Örgütlenen bir grup velinin sözcüsü olan bir kardeşimiz, ÖÇG’nın kriterlerini soruyor sosyal medyada.
Ben açık söyleyeyim…
Mevzuatı yayınlanmamış, arkasında yönetim kurulu kararı olmayan, olsa da arkasında talimat olarak yayınlanıp durulamayan her türlü uygulama suçtur. SUÇTUR!!
Bu suça ortak olanlar da er ve geç yargılanır.

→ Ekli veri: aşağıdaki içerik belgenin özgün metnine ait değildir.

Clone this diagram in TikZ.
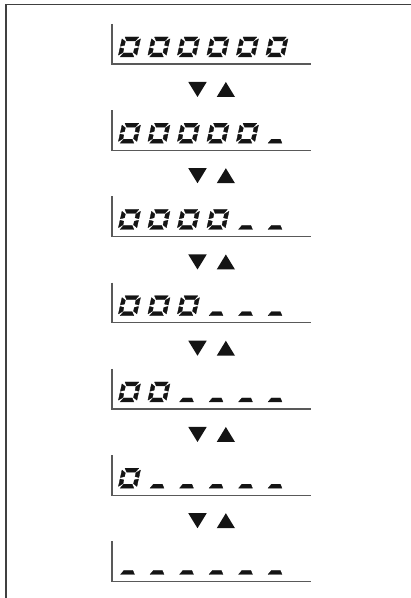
\documentclass[tikz,border=0pt]{standalone}
\begin{document}
\begin{tikzpicture}[x=1pt,y=1pt,
  seg/.style={fill=black!92, draw=black!92, line width=0.3pt, line join=round},
  panelline/.style={draw=black!65, line width=1.1pt, line join=miter},
  frameline/.style={draw=black!75, line width=1.1pt, line join=miter},
  arrowtri/.style={fill=black!92, draw=none},
  pics/zero/.style={code={
    \begin{scope}[xslant=0.22]
      \filldraw[seg] (2.6,20) -- (16.4,20) -- (13.8,16) -- (5.2,16) -- cycle;
      \filldraw[seg] (2.1,0) -- (15.9,0) -- (13.3,4) -- (4.7,4) -- cycle;
      \filldraw[seg] (0,10.7) -- (0,18.2) -- (4,15.4) -- (4,11.7) -- cycle;
      \filldraw[seg] (0,9.3) -- (0,1.8) -- (4,4.6) -- (4,8.3) -- cycle;
      \filldraw[seg] (18.5,10.7) -- (18.5,18.2) -- (14.5,15.4) -- (14.5,11.7) -- cycle;
      \filldraw[seg] (18.5,9.3) -- (18.5,1.8) -- (14.5,4.6) -- (14.5,8.3) -- cycle;
    \end{scope}}},
  pics/dashseg/.style={code={
    \begin{scope}[xslant=0.22]
      \filldraw[seg] (2.5,0) -- (16.5,0) -- (14,4) -- (5,4) -- cycle;
    \end{scope}}}
]
\useasboundingbox (0,0) rectangle (411,598);
% outer frame
\coordinate (fbl) at (6,0);
\coordinate (ftl) at (6,593.3);
\coordinate (ftr) at (411,593.3);
\draw[frameline] (fbl) -- (ftl) -- (ftr);
% display panels
\foreach \k in {0,...,6}{
  \pgfmathsetmacro\B{534-86.25*\k}
  \pgfmathtruncatemacro\nz{6-\k}
  \coordinate (top\k) at (112,\B+40);
  \coordinate (corner\k) at (112,\B);
  \coordinate (end\k) at (311,\B);
  \draw[panelline] (top\k) -- (corner\k) -- (end\k);
  \foreach \i in {0,...,5}{
    \pgfmathsetmacro\X{118+29.5*\i}
    \ifnum\i<\nz
      \pic at (\X,\B+7) {zero};
    \else
      \pic at (\X,\B+7) {dashseg};
    \fi
  }
}
% arrows between panels
\foreach \k in {0,...,5}{
  \pgfmathsetmacro\B{534-86.25*\k}
  \fill[arrowtri] (188.3,\B-18) -- (206.7,\B-18) -- (197.5,\B-33) -- cycle;
  \fill[arrowtri] (216.7,\B-33) -- (235,\B-33) -- (225.85,\B-18) -- cycle;
}
\end{tikzpicture}
\end{document}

Bu ne demektir uygulamada?
TSF Başkanı Gülkız Tulay, ÖZEL ÇALIŞMA GRUBU adı altında dilediği sporcuları özel eğitime alır. Neden dilediği? Kriterleri olmayan her şey afaki, şahsi ve subjektiftir. Bu nedenle ulusal kampların sadece adı kalır. Onlar göz boyamak, yasak savmak için yapılır.
Şimdi biriyle bunu konuştuğumda, “o zaman eşitlik bozma ile dışarıda kalanların üzülmesine gerek yok, çünkü zaten kampın anlamı yok” dedi bana…
Öyle değil, 7 yaşında ve bu yönetimin zekasına sahip bir çocuğa siz bu haksızlığı anlatamazsınız.
Hadi anlatın duyalım..
Tekrar soruyorum Gülkız Tulay’a…
Özel Çalışma Gruplarının mevzuatını ne zaman yayınlayacaksınız?
Kimler var bu gruplarda?
Kim hangi kriterlere göre seçti?
Neden isimlerini ve kriterlerini kimse bilmiyor?